— TO DO —
Below are records that hold pictures; write out only the lines from their start through the line with "from bokeh.resources import INLINE", exactly, and drop the pictures.

|---|

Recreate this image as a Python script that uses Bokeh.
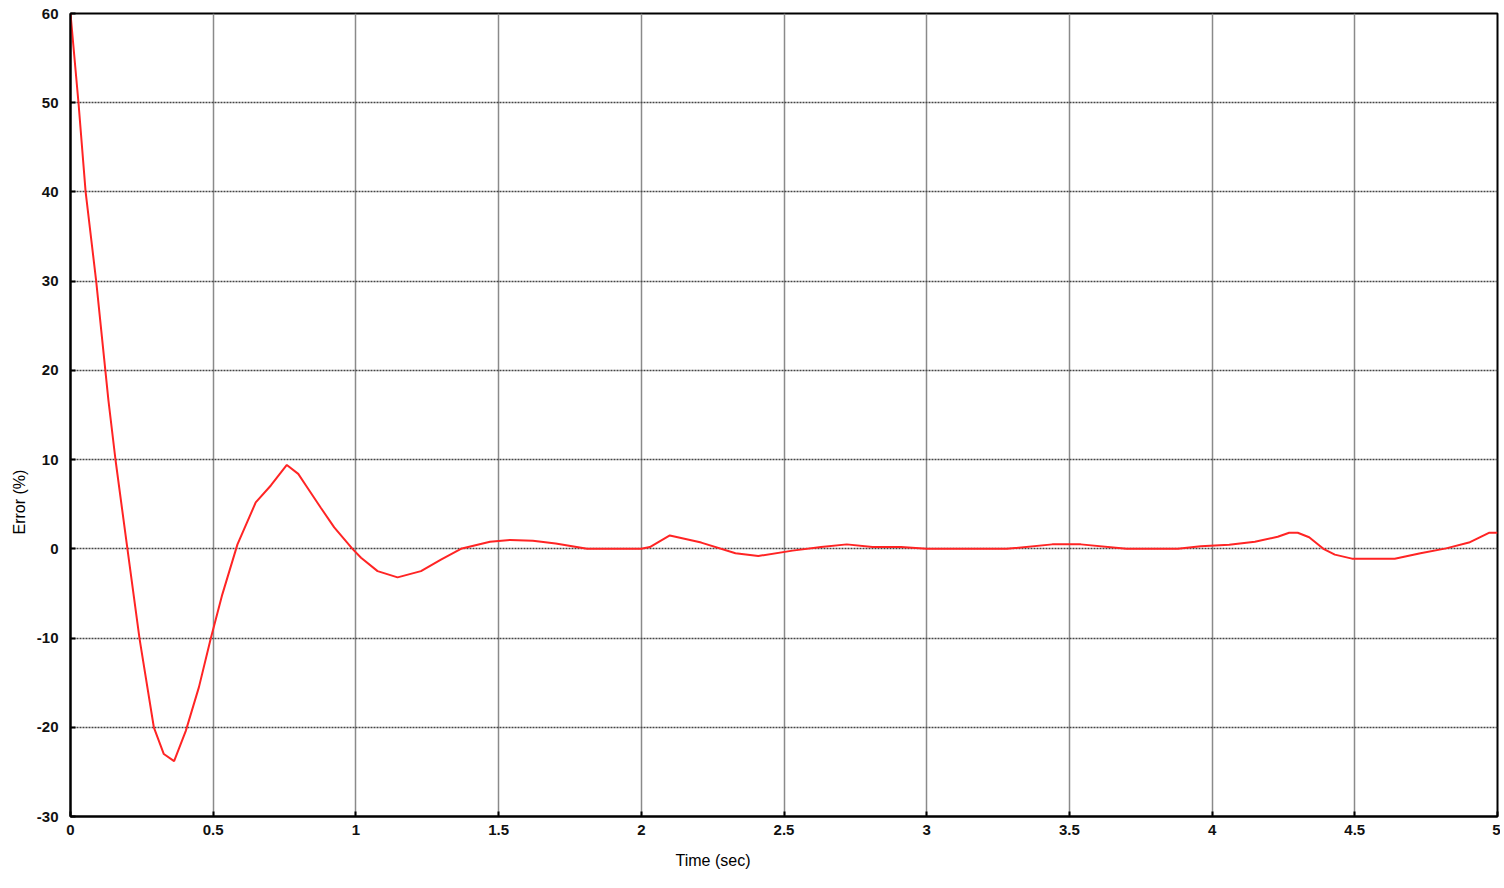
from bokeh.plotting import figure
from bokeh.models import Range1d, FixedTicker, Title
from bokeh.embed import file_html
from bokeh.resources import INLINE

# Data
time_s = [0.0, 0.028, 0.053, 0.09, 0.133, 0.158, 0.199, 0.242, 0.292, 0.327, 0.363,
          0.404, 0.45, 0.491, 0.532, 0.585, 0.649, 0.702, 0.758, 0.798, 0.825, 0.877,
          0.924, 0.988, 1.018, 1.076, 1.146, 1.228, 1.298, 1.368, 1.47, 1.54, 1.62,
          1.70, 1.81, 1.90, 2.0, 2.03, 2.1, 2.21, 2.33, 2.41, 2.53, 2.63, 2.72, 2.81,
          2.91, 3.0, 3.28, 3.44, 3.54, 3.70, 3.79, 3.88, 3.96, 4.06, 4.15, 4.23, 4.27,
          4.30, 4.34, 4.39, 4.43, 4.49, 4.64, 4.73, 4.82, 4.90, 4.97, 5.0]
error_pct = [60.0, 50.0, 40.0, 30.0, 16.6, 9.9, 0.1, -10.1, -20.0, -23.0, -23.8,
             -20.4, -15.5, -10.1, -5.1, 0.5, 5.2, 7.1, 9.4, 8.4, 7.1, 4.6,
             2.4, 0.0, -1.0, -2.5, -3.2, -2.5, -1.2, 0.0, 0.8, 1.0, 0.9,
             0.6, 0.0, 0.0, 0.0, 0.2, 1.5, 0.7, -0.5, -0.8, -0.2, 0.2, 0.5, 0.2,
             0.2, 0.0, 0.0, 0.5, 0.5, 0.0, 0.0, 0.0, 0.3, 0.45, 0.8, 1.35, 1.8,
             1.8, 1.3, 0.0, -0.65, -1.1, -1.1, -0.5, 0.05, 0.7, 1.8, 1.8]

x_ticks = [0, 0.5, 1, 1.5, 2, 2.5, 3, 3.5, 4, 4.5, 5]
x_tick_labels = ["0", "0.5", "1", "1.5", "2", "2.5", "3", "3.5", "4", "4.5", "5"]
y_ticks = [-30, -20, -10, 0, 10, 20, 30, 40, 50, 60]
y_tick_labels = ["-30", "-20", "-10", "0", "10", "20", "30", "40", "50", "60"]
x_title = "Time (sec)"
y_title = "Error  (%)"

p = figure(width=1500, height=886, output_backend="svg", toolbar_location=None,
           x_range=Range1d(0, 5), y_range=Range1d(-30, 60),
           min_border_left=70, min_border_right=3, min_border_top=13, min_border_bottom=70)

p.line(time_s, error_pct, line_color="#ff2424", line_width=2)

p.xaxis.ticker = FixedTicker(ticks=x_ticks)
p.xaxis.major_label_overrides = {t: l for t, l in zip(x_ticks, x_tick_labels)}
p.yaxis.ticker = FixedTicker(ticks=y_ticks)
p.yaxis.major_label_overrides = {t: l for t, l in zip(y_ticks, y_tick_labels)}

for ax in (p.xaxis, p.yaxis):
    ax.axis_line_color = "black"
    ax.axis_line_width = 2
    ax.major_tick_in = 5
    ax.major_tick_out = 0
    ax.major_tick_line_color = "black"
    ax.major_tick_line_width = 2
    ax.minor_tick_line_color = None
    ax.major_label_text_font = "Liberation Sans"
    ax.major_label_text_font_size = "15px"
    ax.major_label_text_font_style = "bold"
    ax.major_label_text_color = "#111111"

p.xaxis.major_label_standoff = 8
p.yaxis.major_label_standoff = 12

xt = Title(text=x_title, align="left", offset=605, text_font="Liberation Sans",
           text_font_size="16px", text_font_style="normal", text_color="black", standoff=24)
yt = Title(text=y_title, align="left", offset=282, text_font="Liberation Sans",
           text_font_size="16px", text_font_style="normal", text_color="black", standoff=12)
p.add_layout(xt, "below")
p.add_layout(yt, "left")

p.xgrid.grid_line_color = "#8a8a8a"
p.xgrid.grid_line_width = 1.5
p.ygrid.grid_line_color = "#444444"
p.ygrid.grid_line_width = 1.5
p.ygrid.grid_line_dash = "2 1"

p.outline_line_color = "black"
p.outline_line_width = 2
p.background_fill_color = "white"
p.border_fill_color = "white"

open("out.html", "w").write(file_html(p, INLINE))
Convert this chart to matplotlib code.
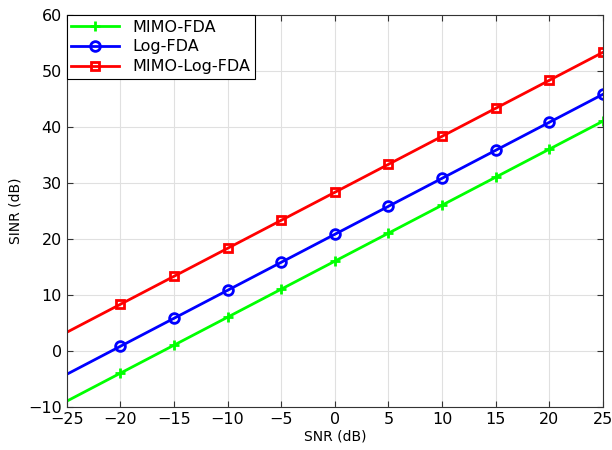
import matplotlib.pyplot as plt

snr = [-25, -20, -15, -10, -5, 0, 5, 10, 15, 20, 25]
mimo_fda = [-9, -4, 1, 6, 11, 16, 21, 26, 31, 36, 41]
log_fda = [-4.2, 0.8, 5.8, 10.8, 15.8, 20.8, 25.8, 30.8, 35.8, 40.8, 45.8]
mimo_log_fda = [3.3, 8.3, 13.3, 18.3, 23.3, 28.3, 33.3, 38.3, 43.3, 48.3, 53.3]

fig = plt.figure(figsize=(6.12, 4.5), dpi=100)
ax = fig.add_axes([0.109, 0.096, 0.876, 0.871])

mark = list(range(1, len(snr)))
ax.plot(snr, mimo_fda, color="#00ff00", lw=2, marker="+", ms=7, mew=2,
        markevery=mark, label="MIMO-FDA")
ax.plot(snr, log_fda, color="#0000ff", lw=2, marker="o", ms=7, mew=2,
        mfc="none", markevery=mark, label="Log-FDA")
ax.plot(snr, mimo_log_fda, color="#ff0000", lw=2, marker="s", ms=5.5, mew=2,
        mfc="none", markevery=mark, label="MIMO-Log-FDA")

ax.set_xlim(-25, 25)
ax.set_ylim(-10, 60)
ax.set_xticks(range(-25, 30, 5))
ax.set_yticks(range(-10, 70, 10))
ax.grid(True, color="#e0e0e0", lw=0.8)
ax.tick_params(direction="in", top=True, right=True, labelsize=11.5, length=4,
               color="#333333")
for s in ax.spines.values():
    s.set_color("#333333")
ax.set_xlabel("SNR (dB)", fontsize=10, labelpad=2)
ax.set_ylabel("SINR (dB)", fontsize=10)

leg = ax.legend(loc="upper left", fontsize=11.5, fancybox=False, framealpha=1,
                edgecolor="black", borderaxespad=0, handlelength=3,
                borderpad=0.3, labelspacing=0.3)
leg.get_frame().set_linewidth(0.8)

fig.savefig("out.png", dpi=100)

|---|

— ANSWER FOR THE TASK —
Recreate this image as a Python script that uses Bokeh.
from bokeh.plotting import figure
from bokeh.models import Range1d, FixedTicker, Title
from bokeh.embed import file_html
from bokeh.resources import INLINE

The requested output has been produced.